§ Directions for this task: Reproduce the listing exactly and skip over any pictures.
══ Stored data ══
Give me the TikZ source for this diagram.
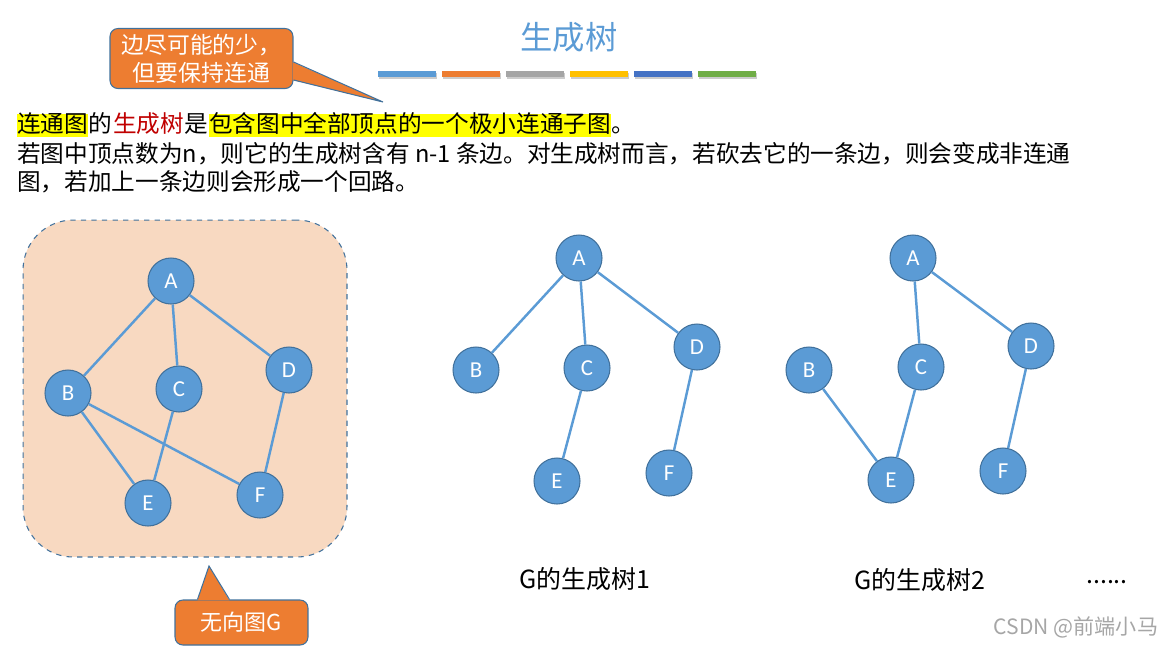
\documentclass[tikz,border=0pt]{standalone}
\usepackage{fontspec}
\setmainfont{Noto Sans CJK SC}
\newfontfamily\latinfont{Carlito}
\usetikzlibrary{positioning, calc}

\definecolor{nodeblue}{HTML}{5B9BD5}
\definecolor{nodeline}{HTML}{41719C}
\definecolor{calloutorange}{HTML}{ED7D31}
\definecolor{boxfill}{HTML}{F8D9C1}
\definecolor{hlyellow}{HTML}{FFFF00}
\definecolor{termred}{HTML}{C00000}
\definecolor{barGray}{HTML}{A5A5A5}
\definecolor{barGold}{HTML}{FFC000}
\definecolor{barBlue}{HTML}{4472C4}
\definecolor{barGreen}{HTML}{70AD47}

\newcommand{\bodyfont}{\fontsize{13.45}{16}\selectfont}

\begin{document}
\begin{tikzpicture}[
		x=0.02cm, y=-0.02cm,
		% Style for the vertices and edges
		vtx/.style={circle, fill=nodeblue, draw=nodeline, line width=0.6pt,
			minimum size=0.92cm, inner sep=0pt, text=white,
			font=\latinfont\fontsize{13}{13}\selectfont},
		edge/.style={draw=nodeblue, line width=1.4pt},
		% Callouts and the region round G
		callbox/.style={fill=calloutorange, draw=nodeline, line width=0.6pt,
			rounded corners=4.5pt, text=white, align=center, inner sep=0pt},
		gbox/.style={fill=boxfill, draw=nodeline, dashed, line width=0.6pt,
			rounded corners=1cm, minimum width=6.48cm, minimum height=6.74cm},
		% Text
		seg/.style={inner sep=0pt, anchor=base west, font=\bodyfont},
		hl/.style={fill=hlyellow, inner xsep=0pt, inner ysep=1.5pt,
			text height=0.88em, text depth=0.12em},
		caption/.style={font=\fontsize{14.2}{14.2}\selectfont}
		]
		\useasboundingbox (0,0) rectangle (1168,647);
		
		% Title and colour bars
		\node[text=nodeblue, font=\fontsize{18.4}{18.4}\selectfont] (title) at (569,37) {生成树};
		\foreach \col [count=\i] in {nodeblue, calloutorange, barGray, barGold, barBlue, barGreen} {
			\fill[black!20] ({378+(\i-1)*64+1},72.5) rectangle ++(58,6);
			\fill[\col] ({378+(\i-1)*64},71) rectangle ++(58,6);
		}
		
		% Callout at the top
		\node[callbox, minimum width=3.66cm, minimum height=1.2cm,
			font=\fontsize{13}{15.9}\selectfont] (noteTop) at (201.5,58.5) {边尽可能的少，\\但要保持连通};
		\coordinate (noteTopTip) at (383,102);
		\fill[calloutorange] ($(noteTop.north east)+(-1,34)$) -- (noteTopTip) -- ($(noteTop.north east)+(-1,52)$) -- cycle;
		\draw[nodeline, line width=0.6pt] ($(noteTop.north east)+(0,34)$) -- (noteTopTip) -- ($(noteTop.north east)+(0,52)$);
		
		% Definition text
		\node[seg, hl] (def1) at (17,132) {连通图};
		\node[seg] (def2) at (def1.base east) {的};
		\node[seg, text=termred] (def3) at (def2.base east) {生成树};
		\node[seg] (def4) at (def3.base east) {是};
		\node[seg, hl] (def5) at (def4.base east) {包含图中全部顶点的一个极小连通子图};
		\node[seg] (def6) at (def5.base east) {。};
		\node[seg] (line2) at (17,162) {若图中顶点数为n，则它的生成树含有 n-1 条边。对生成树而言，若砍去它的一条边，则会变成非连通};
		\node[seg] (line3) at (17,190) {图，若加上一条边则会形成一个回路。};
		
		% Undirected graph G
		\node[gbox] (regionG) at (185,388.5) {};
		\node[vtx] (gA) at (171,281) {A};
		\node[vtx] (gB) at (68,393) {B};
		\node[vtx] (gC) at (179,389) {C};
		\node[vtx] (gD) at (289,370) {D};
		\node[vtx] (gE) at (148,503) {E};
		\node[vtx] (gF) at (260,495) {F};
		\draw[edge] (gA) -- (gB);
		\draw[edge] (gA) -- (gC);
		\draw[edge] (gA) -- (gD);
		\draw[edge] (gB) -- (gE);
		\draw[edge] (gB) -- (gF);
		\draw[edge] (gC) -- (gE);
		\draw[edge] (gD) -- (gF);
		
		% Callout below G
		\node[callbox, minimum width=2.66cm, minimum height=0.9cm,
			font=\fontsize{12.5}{12.5}\selectfont] (noteG) at (241.5,622.5) {无向图G};
		\coordinate (noteGTip) at (209,566);
		\fill[calloutorange] ($(noteG.north west)+(23,1)$) -- (noteGTip) -- ($(noteG.north west)+(55,1)$) -- cycle;
		\draw[nodeline, line width=0.6pt] ($(noteG.north west)+(23,0)$) -- (noteGTip) -- ($(noteG.north west)+(55,0)$);
		
		% Spanning tree 1
		\node[vtx] (pA) at (579,258) {A};
		\node[vtx] (pB) at (476,370) {B};
		\node[vtx] (pC) at (587,368) {C};
		\node[vtx] (pD) at (697,347) {D};
		\node[vtx] (pE) at (557,481) {E};
		\node[vtx] (pF) at (669,473) {F};
		\draw[edge] (pA) -- (pB);
		\draw[edge] (pA) -- (pC);
		\draw[edge] (pA) -- (pD);
		\draw[edge] (pC) -- (pE);
		\draw[edge] (pD) -- (pF);
		\node[caption] (capOne) at (585,579) {G的生成树1};
		
		% Spanning tree 2
		\node[vtx] (qA) at (913,258) {A};
		\node[vtx] (qB) at (809,370) {B};
		\node[vtx] (qC) at (921,367) {C};
		\node[vtx] (qD) at (1031,346) {D};
		\node[vtx] (qE) at (891,480) {E};
		\node[vtx] (qF) at (1003,471) {F};
		\draw[edge] (qA) -- (qC);
		\draw[edge] (qA) -- (qD);
		\draw[edge] (qB) -- (qE);
		\draw[edge] (qC) -- (qE);
		\draw[edge] (qD) -- (qF);
		\node[caption] (capTwo) at (920,580) {G的生成树2};
		
		\node[caption] (more) at (1107,582) {......};
		\node[text=black!35, font=\fontsize{12}{12}\selectfont] (mark) at (1076,627) {CSDN @前端小马};
	\end{tikzpicture}
\end{document}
═══
§ Written response:
Give me the TikZ source for this diagram.
\documentclass[tikz,border=0pt]{standalone}
\usepackage{fontspec}
\setmainfont{Noto Sans CJK SC}
\newfontfamily\latinfont{Carlito}
\usetikzlibrary{positioning, calc}

\definecolor{nodeblue}{HTML}{5B9BD5}
\definecolor{nodeline}{HTML}{41719C}
\definecolor{calloutorange}{HTML}{ED7D31}
\definecolor{boxfill}{HTML}{F8D9C1}
\definecolor{hlyellow}{HTML}{FFFF00}
\definecolor{termred}{HTML}{C00000}
\definecolor{barGray}{HTML}{A5A5A5}
\definecolor{barGold}{HTML}{FFC000}
\definecolor{barBlue}{HTML}{4472C4}
\definecolor{barGreen}{HTML}{70AD47}

\newcommand{\bodyfont}{\fontsize{13.45}{16}\selectfont}

\begin{document}
\begin{tikzpicture}[
		x=0.02cm, y=-0.02cm,
		% Style for the vertices and edges
		vtx/.style={circle, fill=nodeblue, draw=nodeline, line width=0.6pt,
			minimum size=0.92cm, inner sep=0pt, text=white,
			font=\latinfont\fontsize{13}{13}\selectfont},
		edge/.style={draw=nodeblue, line width=1.4pt},
		% Callouts and the region round G
		callbox/.style={fill=calloutorange, draw=nodeline, line width=0.6pt,
			rounded corners=4.5pt, text=white, align=center, inner sep=0pt},
		gbox/.style={fill=boxfill, draw=nodeline, dashed, line width=0.6pt,
			rounded corners=1cm, minimum width=6.48cm, minimum height=6.74cm},
		% Text
		seg/.style={inner sep=0pt, anchor=base west, font=\bodyfont},
		hl/.style={fill=hlyellow, inner xsep=0pt, inner ysep=1.5pt,
			text height=0.88em, text depth=0.12em},
		caption/.style={font=\fontsize{14.2}{14.2}\selectfont}
		]
		\useasboundingbox (0,0) rectangle (1168,647);
		
		% Title and colour bars
		\node[text=nodeblue, font=\fontsize{18.4}{18.4}\selectfont] (title) at (569,37) {生成树};
		\foreach \col [count=\i] in {nodeblue, calloutorange, barGray, barGold, barBlue, barGreen} {
			\fill[black!20] ({378+(\i-1)*64+1},72.5) rectangle ++(58,6);
			\fill[\col] ({378+(\i-1)*64},71) rectangle ++(58,6);
		}
		
		% Callout at the top
		\node[callbox, minimum width=3.66cm, minimum height=1.2cm,
			font=\fontsize{13}{15.9}\selectfont] (noteTop) at (201.5,58.5) {边尽可能的少，\\但要保持连通};
		\coordinate (noteTopTip) at (383,102);
		\fill[calloutorange] ($(noteTop.north east)+(-1,34)$) -- (noteTopTip) -- ($(noteTop.north east)+(-1,52)$) -- cycle;
		\draw[nodeline, line width=0.6pt] ($(noteTop.north east)+(0,34)$) -- (noteTopTip) -- ($(noteTop.north east)+(0,52)$);
		
		% Definition text
		\node[seg, hl] (def1) at (17,132) {连通图};
		\node[seg] (def2) at (def1.base east) {的};
		\node[seg, text=termred] (def3) at (def2.base east) {生成树};
		\node[seg] (def4) at (def3.base east) {是};
		\node[seg, hl] (def5) at (def4.base east) {包含图中全部顶点的一个极小连通子图};
		\node[seg] (def6) at (def5.base east) {。};
		\node[seg] (line2) at (17,162) {若图中顶点数为n，则它的生成树含有 n-1 条边。对生成树而言，若砍去它的一条边，则会变成非连通};
		\node[seg] (line3) at (17,190) {图，若加上一条边则会形成一个回路。};
		
		% Undirected graph G
		\node[gbox] (regionG) at (185,388.5) {};
		\node[vtx] (gA) at (171,281) {A};
		\node[vtx] (gB) at (68,393) {B};
		\node[vtx] (gC) at (179,389) {C};
		\node[vtx] (gD) at (289,370) {D};
		\node[vtx] (gE) at (148,503) {E};
		\node[vtx] (gF) at (260,495) {F};
		\draw[edge] (gA) -- (gB);
		\draw[edge] (gA) -- (gC);
		\draw[edge] (gA) -- (gD);
		\draw[edge] (gB) -- (gE);
		\draw[edge] (gB) -- (gF);
		\draw[edge] (gC) -- (gE);
		\draw[edge] (gD) -- (gF);
		
		% Callout below G
		\node[callbox, minimum width=2.66cm, minimum height=0.9cm,
			font=\fontsize{12.5}{12.5}\selectfont] (noteG) at (241.5,622.5) {无向图G};
		\coordinate (noteGTip) at (209,566);
		\fill[calloutorange] ($(noteG.north west)+(23,1)$) -- (noteGTip) -- ($(noteG.north west)+(55,1)$) -- cycle;
		\draw[nodeline, line width=0.6pt] ($(noteG.north west)+(23,0)$) -- (noteGTip) -- ($(noteG.north west)+(55,0)$);
		
		% Spanning tree 1
		\node[vtx] (pA) at (579,258) {A};
		\node[vtx] (pB) at (476,370) {B};
		\node[vtx] (pC) at (587,368) {C};
		\node[vtx] (pD) at (697,347) {D};
		\node[vtx] (pE) at (557,481) {E};
		\node[vtx] (pF) at (669,473) {F};
		\draw[edge] (pA) -- (pB);
		\draw[edge] (pA) -- (pC);
		\draw[edge] (pA) -- (pD);
		\draw[edge] (pC) -- (pE);
		\draw[edge] (pD) -- (pF);
		\node[caption] (capOne) at (585,579) {G的生成树1};
		
		% Spanning tree 2
		\node[vtx] (qA) at (913,258) {A};
		\node[vtx] (qB) at (809,370) {B};
		\node[vtx] (qC) at (921,367) {C};
		\node[vtx] (qD) at (1031,346) {D};
		\node[vtx] (qE) at (891,480) {E};
		\node[vtx] (qF) at (1003,471) {F};
		\draw[edge] (qA) -- (qC);
		\draw[edge] (qA) -- (qD);
		\draw[edge] (qB) -- (qE);
		\draw[edge] (qC) -- (qE);
		\draw[edge] (qD) -- (qF);
		\node[caption] (capTwo) at (920,580) {G的生成树2};
		
		\node[caption] (more) at (1107,582) {......};
		\node[text=black!35, font=\fontsize{12}{12}\selectfont] (mark) at (1076,627) {CSDN @前端小马};
	\end{tikzpicture}
\end{document}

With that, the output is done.